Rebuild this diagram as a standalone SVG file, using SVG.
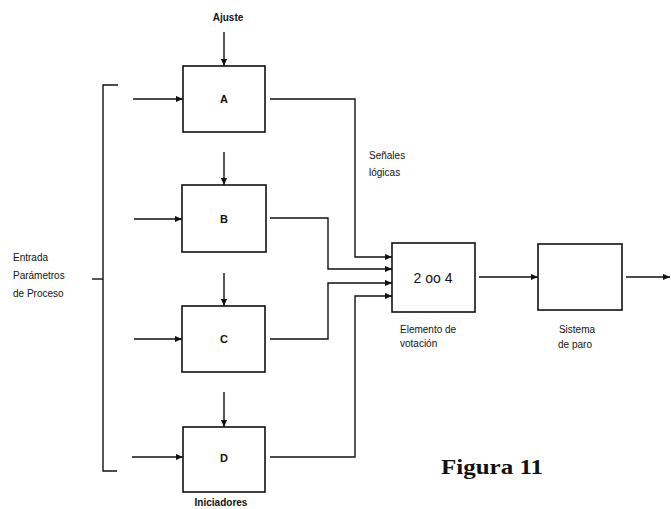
<svg xmlns="http://www.w3.org/2000/svg" width="671" height="509" viewBox="0 0 671 509">
<style>
.box{fill:#fff;stroke:#111;stroke-width:1.6}
.ln{fill:none;stroke:#111;stroke-width:1.4}
.t{font-family:"Liberation Sans",Arial,sans-serif;font-size:10px;fill:#111}
.lb{font-family:"Liberation Sans",Arial,sans-serif;font-size:11px;font-weight:bold;fill:#111}
</style>
<defs>
<marker id="ah" viewBox="0 0 8 8" refX="8" refY="4" markerWidth="7" markerHeight="7" markerUnits="userSpaceOnUse" orient="auto">
<path d="M0 0.5 L8 4 L0 7.5 Z" fill="#111"/>
</marker>
</defs>
<rect width="671" height="509" fill="#fff"/>
<g id="connectors">
<path class="ln" d="M224 32 V66" marker-end="url(#ah)"/>
<path class="ln" d="M224 152 V185" marker-end="url(#ah)"/>
<path class="ln" d="M224 273 V306" marker-end="url(#ah)"/>
<path class="ln" d="M224 392 V427" marker-end="url(#ah)"/>
<path class="ln" d="M133 99 H183" marker-end="url(#ah)"/>
<path class="ln" d="M134 219 H182" marker-end="url(#ah)"/>
<path class="ln" d="M134 339 H182" marker-end="url(#ah)"/>
<path class="ln" d="M132 457 H183" marker-end="url(#ah)"/>
<path class="ln" d="M118 85 H103 V471 H117"/>
<path class="ln" d="M92 279 H103"/>
<path class="ln" d="M270 99 H355 V257 H392" marker-end="url(#ah)"/>
<path class="ln" d="M270 218 H328 V269 H392" marker-end="url(#ah)"/>
<path class="ln" d="M270 339 H328 V283 H392" marker-end="url(#ah)"/>
<path class="ln" d="M270 457 H355 V296 H392" marker-end="url(#ah)"/>
<path class="ln" d="M479 277 H538" marker-end="url(#ah)"/>
<path class="ln" d="M626 277 H670" marker-end="url(#ah)"/>
</g>
<g id="ajuste"><text class="t" x="228" y="21" text-anchor="middle" font-weight="bold">Ajuste</text></g>
<g id="A"><rect class="box" x="183" y="66" width="82" height="66"/><text class="lb" x="224" y="103" text-anchor="middle">A</text></g>
<g id="B"><rect class="box" x="182" y="185" width="84" height="67"/><text class="lb" x="224" y="223" text-anchor="middle">B</text></g>
<g id="C"><rect class="box" x="182" y="306" width="83" height="66"/><text class="lb" x="224" y="343" text-anchor="middle">C</text></g>
<g id="D"><rect class="box" x="183" y="427" width="82" height="65"/><text class="lb" x="224" y="462" text-anchor="middle">D</text></g>
<g id="entrada">
<text class="t" x="13" y="261">Entrada</text>
<text class="t" x="13" y="279">Parámetros</text>
<text class="t" x="13" y="297">de Proceso</text>
</g>
<g id="senales">
<text class="t" x="369" y="159">Señales</text>
<text class="t" x="369" y="176">lógicas</text>
</g>
<g id="voting">
<rect class="box" x="392" y="243" width="83" height="69"/>
<text x="433" y="283" text-anchor="middle" font-family="Liberation Sans, Arial, sans-serif" font-size="14" fill="#111">2 oo 4</text>
<text class="t" x="400" y="333">Elemento de</text>
<text class="t" x="400" y="347">votación</text>
</g>
<g id="sistema">
<rect class="box" x="538" y="244" width="84" height="66"/>
<text class="t" x="577" y="333" text-anchor="middle">Sistema</text>
<text class="t" x="575" y="348" text-anchor="middle">de paro</text>
</g>
<g id="iniciadores"><text class="t" x="221" y="506" text-anchor="middle" font-weight="bold" font-size="9">Iniciadores</text></g>
<g id="figura"><text x="441" y="474" font-family="Liberation Serif, Times New Roman, serif" font-size="22" font-weight="bold" fill="#111" textLength="102" lengthAdjust="spacingAndGlyphs">Figura 11</text></g>
</svg>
++++++++
■ SHORT EXERCISE: Except for the pictures, give all the material above again verbatim.

■ THE RESPONSE:
Rebuild this diagram as a standalone SVG file, using SVG.
<svg xmlns="http://www.w3.org/2000/svg" width="671" height="509" viewBox="0 0 671 509">
<style>
.box{fill:#fff;stroke:#111;stroke-width:1.6}
.ln{fill:none;stroke:#111;stroke-width:1.4}
.t{font-family:"Liberation Sans",Arial,sans-serif;font-size:10px;fill:#111}
.lb{font-family:"Liberation Sans",Arial,sans-serif;font-size:11px;font-weight:bold;fill:#111}
</style>
<defs>
<marker id="ah" viewBox="0 0 8 8" refX="8" refY="4" markerWidth="7" markerHeight="7" markerUnits="userSpaceOnUse" orient="auto">
<path d="M0 0.5 L8 4 L0 7.5 Z" fill="#111"/>
</marker>
</defs>
<rect width="671" height="509" fill="#fff"/>
<g id="connectors">
<path class="ln" d="M224 32 V66" marker-end="url(#ah)"/>
<path class="ln" d="M224 152 V185" marker-end="url(#ah)"/>
<path class="ln" d="M224 273 V306" marker-end="url(#ah)"/>
<path class="ln" d="M224 392 V427" marker-end="url(#ah)"/>
<path class="ln" d="M133 99 H183" marker-end="url(#ah)"/>
<path class="ln" d="M134 219 H182" marker-end="url(#ah)"/>
<path class="ln" d="M134 339 H182" marker-end="url(#ah)"/>
<path class="ln" d="M132 457 H183" marker-end="url(#ah)"/>
<path class="ln" d="M118 85 H103 V471 H117"/>
<path class="ln" d="M92 279 H103"/>
<path class="ln" d="M270 99 H355 V257 H392" marker-end="url(#ah)"/>
<path class="ln" d="M270 218 H328 V269 H392" marker-end="url(#ah)"/>
<path class="ln" d="M270 339 H328 V283 H392" marker-end="url(#ah)"/>
<path class="ln" d="M270 457 H355 V296 H392" marker-end="url(#ah)"/>
<path class="ln" d="M479 277 H538" marker-end="url(#ah)"/>
<path class="ln" d="M626 277 H670" marker-end="url(#ah)"/>
</g>
<g id="ajuste"><text class="t" x="228" y="21" text-anchor="middle" font-weight="bold">Ajuste</text></g>
<g id="A"><rect class="box" x="183" y="66" width="82" height="66"/><text class="lb" x="224" y="103" text-anchor="middle">A</text></g>
<g id="B"><rect class="box" x="182" y="185" width="84" height="67"/><text class="lb" x="224" y="223" text-anchor="middle">B</text></g>
<g id="C"><rect class="box" x="182" y="306" width="83" height="66"/><text class="lb" x="224" y="343" text-anchor="middle">C</text></g>
<g id="D"><rect class="box" x="183" y="427" width="82" height="65"/><text class="lb" x="224" y="462" text-anchor="middle">D</text></g>
<g id="entrada">
<text class="t" x="13" y="261">Entrada</text>
<text class="t" x="13" y="279">Parámetros</text>
<text class="t" x="13" y="297">de Proceso</text>
</g>
<g id="senales">
<text class="t" x="369" y="159">Señales</text>
<text class="t" x="369" y="176">lógicas</text>
</g>
<g id="voting">
<rect class="box" x="392" y="243" width="83" height="69"/>
<text x="433" y="283" text-anchor="middle" font-family="Liberation Sans, Arial, sans-serif" font-size="14" fill="#111">2 oo 4</text>
<text class="t" x="400" y="333">Elemento de</text>
<text class="t" x="400" y="347">votación</text>
</g>
<g id="sistema">
<rect class="box" x="538" y="244" width="84" height="66"/>
<text class="t" x="577" y="333" text-anchor="middle">Sistema</text>
<text class="t" x="575" y="348" text-anchor="middle">de paro</text>
</g>
<g id="iniciadores"><text class="t" x="221" y="506" text-anchor="middle" font-weight="bold" font-size="9">Iniciadores</text></g>
<g id="figura"><text x="441" y="474" font-family="Liberation Serif, Times New Roman, serif" font-size="22" font-weight="bold" fill="#111" textLength="102" lengthAdjust="spacingAndGlyphs">Figura 11</text></g>
</svg>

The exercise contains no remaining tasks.